▶ [Description of the task]
Sort through the entries below and pull out lines containing the word "this".
┄┄┄┄┄┄
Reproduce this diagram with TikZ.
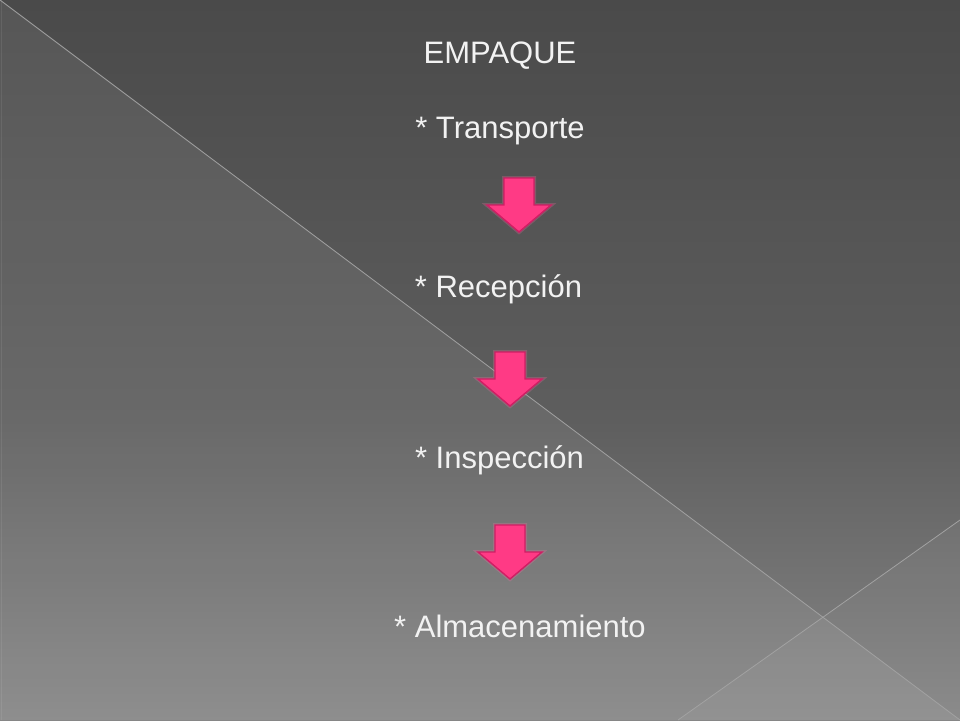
\documentclass[tikz,border=0pt]{standalone}
\usepackage{fontspec}
\setmainfont{Liberation Sans}
\definecolor{bgtop}{HTML}{4A4A4A}
\definecolor{bgmid}{HTML}{5E5E5E}
\definecolor{bgbot}{HTML}{868686}
\pgfdeclareverticalshading{bgshade}{100bp}{
  color(0bp)=(bgbot); color(25bp)=(bgbot); color(45.83bp)=(bgmid); color(75bp)=(bgtop); color(100bp)=(bgtop)}
\definecolor{arrowfill}{HTML}{FF3A85}
\definecolor{arrowline}{HTML}{D01E64}
\definecolor{glowpink}{HTML}{FF6FA5}
\definecolor{txt}{HTML}{F2F2F2}
\definecolor{deco}{HTML}{A2A2A2}
\tikzset{
  label text/.style={text=txt, font=\fontsize{31}{37}\selectfont, anchor=base, inner sep=0pt},
  pinkarrow/.style={fill=arrowfill, draw=arrowline, line width=1.4pt, line join=miter,
     preaction={draw=glowpink, line width=4pt, opacity=0.25}},
  decoline/.style={draw=deco, line width=0.8pt}
}
\begin{document}
\begin{tikzpicture}[x=1pt,y=1pt]
\useasboundingbox (0,0) rectangle (960,-720);
% background
\shade[shading=bgshade] (0,0) rectangle (960,-720);
\fill[white, opacity=0.07] (0,0) -- (960,-720) -- (0,-720) -- cycle;
\fill[white, opacity=0.045] (678,-720) -- (960,-520) -- (960,-720) -- cycle;
\draw[white, opacity=0.08, line width=1pt] (1.5,0) -- (1.5,-720);
\draw[decoline] (0,0) -- (960,-720);
\draw[decoline] (960,-520) -- (678,-720);
% texts
\node[label text] (title) at (500,-63) {EMPAQUE};
\node[label text] (t1) at (500,-138) {* Transporte};
\node[label text] (t2) at (498.5,-297) {* Recepción};
\node[label text] (t3) at (499.5,-468) {* Inspección};
\node[label text] (t4) at (520,-637) {* Almacenamiento};
% arrows
\foreach \cx/\ty [count=\i] in {519/178, 510/352, 510/525}{
  \draw[pinkarrow] (\cx-15,-\ty) -- (\cx+15,-\ty) -- (\cx+15,-\ty-27) -- (\cx+32,-\ty-27)
     -- (\cx,-\ty-54) -- (\cx-32,-\ty-27) -- (\cx-15,-\ty-27) -- cycle;
}
\end{tikzpicture}
\end{document}
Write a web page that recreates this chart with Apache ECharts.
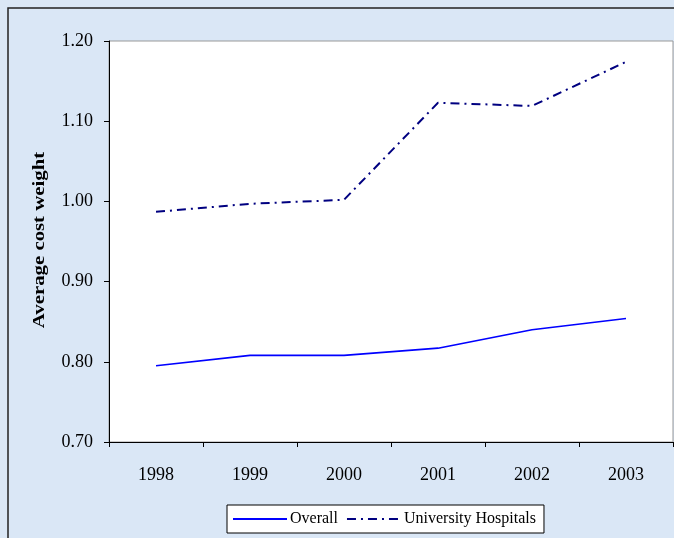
<!DOCTYPE html>
<html>
<head>
<meta charset="utf-8">
<script src="https://cdn.jsdelivr.net/npm/echarts@6/dist/echarts.min.js"></script>
<style>html,body{margin:0;padding:0;}#c{width:674px;height:538px;}</style>
</head>
<body>
<div id="c"></div>
<script>
var years = ['1998', '1999', '2000', '2001', '2002', '2003'];
var overall = [0.795, 0.808, 0.808, 0.817, 0.840, 0.854];
var university = [0.987, 0.997, 1.002, 1.123, 1.119, 1.174];
var yTicks = [0.70, 0.80, 0.90, 1.00, 1.10, 1.20];
var yTitle = 'Average cost weight';

var chart = echarts.init(document.getElementById('c'), null, {renderer: 'canvas'});
var font = '"Liberation Serif", "Times New Roman", serif';
chart.setOption({
  animation: false,
  backgroundColor: '#dae7f6',
  textStyle: {fontFamily: font},
  graphic: [{
    type: 'rect', z: 100, silent: true,
    shape: {x: 8, y: 8, width: 720, height: 600},
    style: {fill: 'none', stroke: '#222', lineWidth: 1.5}
  }, {
    type: 'text', silent: true,
    x: 40, y: 240, rotation: Math.PI / 2, scaleX: 1.3, scaleY: 1,
    style: {
      text: yTitle, fill: '#000',
      font: 'bold 16px "Liberation Serif", "Times New Roman", serif',
      align: 'center', verticalAlign: 'middle'
    }
  }],
  grid: {
    left: 109, top: 41, right: 1, bottom: 96,
    show: true, backgroundColor: '#ffffff', borderColor: '#999999', borderWidth: 1
  },
  legend: {
    left: 227, top: 505,
    padding: [6, 8, 6, 5],
    backgroundColor: '#ffffff',
    borderColor: '#000000', borderWidth: 1, borderRadius: 0,
    itemWidth: 54, itemHeight: 14, itemGap: 8,
    itemStyle: {opacity: 0},
    textStyle: {fontFamily: font, fontSize: 16, color: '#000', padding: [0, 0, 0, -2]},
    data: [{name: 'Overall'}, {name: 'University Hospitals'}]
  },
  xAxis: {
    type: 'category',
    data: years,
    boundaryGap: true,
    axisLine: {lineStyle: {color: '#000', width: 1}},
    axisTick: {show: true, inside: false, length: 5, alignWithLabel: false, lineStyle: {color: '#000'}},
    axisLabel: {fontFamily: font, fontSize: 18, color: '#000', margin: 24}
  },
  yAxis: {
    type: 'value',
    min: yTicks[0], max: yTicks[yTicks.length - 1], interval: 0.1,
    axisLine: {show: true, lineStyle: {color: '#000', width: 1}},
    axisTick: {show: true, length: 5, lineStyle: {color: '#000'}},
    splitLine: {show: false},
    axisLabel: {fontFamily: font, fontSize: 18, color: '#000', margin: 16,
      formatter: function (v) { return v.toFixed(2); }}
  },
  series: [
    {
      name: 'Overall', type: 'line', data: overall,
      symbol: 'none', smooth: false,
      lineStyle: {color: '#0000ff', width: 1.6},
      itemStyle: {color: '#0000ff'}
    },
    {
      name: 'University Hospitals', type: 'line', data: university,
      symbol: 'none', smooth: false,
      lineStyle: {color: '#000080', width: 2, type: [9, 5, 2, 5]},
      itemStyle: {color: '#000080'}
    }
  ]
});
</script>
</body>
</html>
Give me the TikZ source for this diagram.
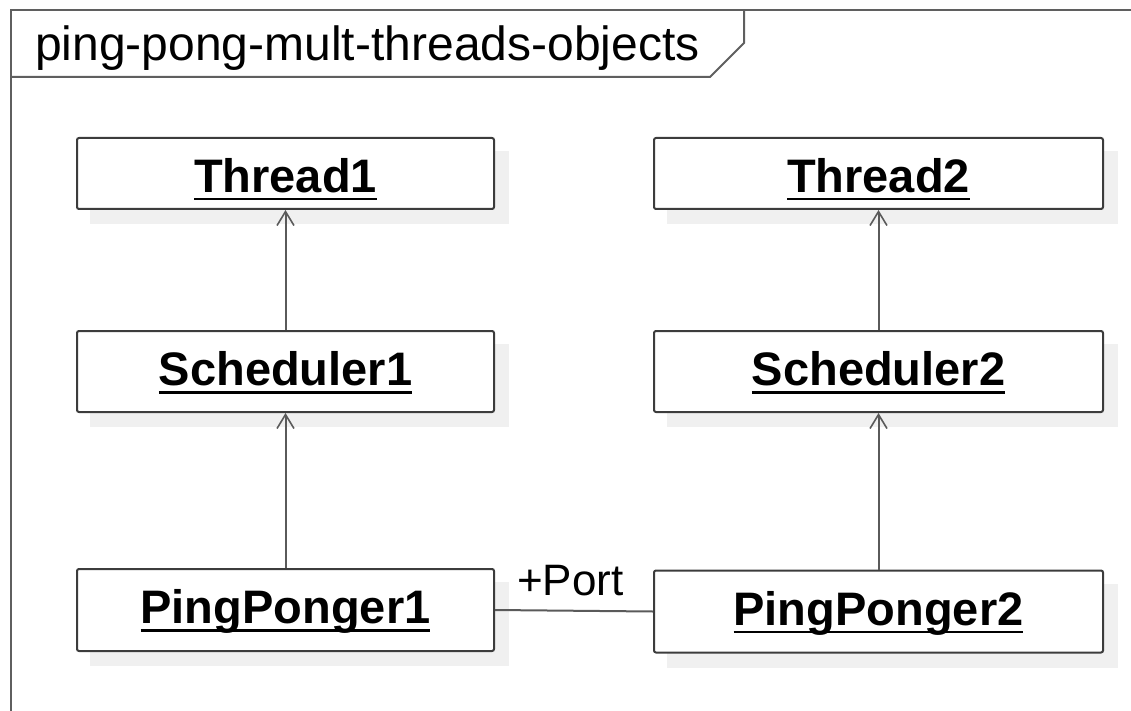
\documentclass[tikz,border=0pt]{standalone}
\usepackage{fontspec}
\setmainfont{Liberation Sans}
\usetikzlibrary{arrows.meta,backgrounds}
\definecolor{boxline}{HTML}{3C3C3C}
\definecolor{connline}{HTML}{5A5A5A}
\definecolor{frameline}{HTML}{5F5F5F}
\definecolor{shadowgray}{HTML}{F0F0F0}
\newcommand\ulbox[1]{\setbox0\hbox{#1}\rlap{\rule[-8pt]{\wd0}{2.2pt}}\box0}
\begin{document}
\begin{tikzpicture}[x=1pt,y=-1pt,
  obj/.style={draw=boxline, line width=2pt, rounded corners=2pt, fill=white,
    inner sep=0pt, font=\fontsize{47}{50}\selectfont\bfseries, text height=54.5pt},
  objL/.style={obj, minimum width=417pt},
  objR/.style={obj, minimum width=449pt},
  conn/.style={draw=connline, line width=2pt},
  dep/.style={conn, -{Straight Barb[length=14pt,width=17pt,line width=1.6pt]}},
  shadowbox/.style={fill=shadowgray},
  lbl/.style={inner sep=0pt, font=\fontsize{44}{48}\selectfont},
  framestyle/.style={draw=frameline, line width=2pt}]
\useasboundingbox (0,0) rectangle (1131,711);
% frame
\coordinate (fTL) at (11,10);
\coordinate (fTR) at (1131,10);
\coordinate (fBL) at (11,711);
\coordinate (tabA) at (744,10);
\coordinate (tabB) at (744,43);
\coordinate (tabC) at (710,77);
\coordinate (tabD) at (11,77);
\draw[framestyle] (fBL) -- (fTL) -- (fTR);
\draw[framestyle] (tabA) -- (tabB) -- (tabC) -- (tabD);
\node[lbl, font=\fontsize{48}{52}\selectfont, anchor=base west] (title) at (35,61) {ping-pong-mult-threads-objects};
% objects
\node[objL, text depth=16.5pt] (t1) at (285.5,173.5) {\ulbox{Thread1}};
\node[objL, text depth=26.5pt] (s1) at (285.5,371.5) {\ulbox{Scheduler1}};
\node[objL, text depth=27.5pt] (p1) at (285.5,610) {\ulbox{PingPonger1}};
\node[objR, text depth=16.5pt] (t2) at (878.5,173.5) {\ulbox{Thread2}};
\node[objR, text depth=26.5pt] (s2) at (878.5,371.5) {\ulbox{Scheduler2}};
\node[objR, text depth=27.5pt] (p2) at (878.5,611.5) {\ulbox{PingPonger2}};
\begin{scope}[on background layer]
\foreach \n in {t1,s1,p1,t2,s2,p2}
  \fill[shadowbox] ([shift={(14,14)}]\n.north west) rectangle ([shift={(14,14)}]\n.south east);
\end{scope}
% connectors
\draw[dep] (s1.north) -- (t1.south);
\draw[dep] (p1.north) -- (s1.south);
\draw[dep] (s2.north) -- (t2.south);
\draw[dep] (p2.north) -- (s2.south);
\draw[conn] (p1.east) -- (p2.west);
\node[lbl, anchor=base west] (port) at (517,595) {+Port};
\end{tikzpicture}
\end{document}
┄┄┄┄┄┄
▶ [Answer in full]
Reproduce this diagram with TikZ.
Write a web page that recreates this chart with Apache ECharts.
Give me the TikZ source for this diagram.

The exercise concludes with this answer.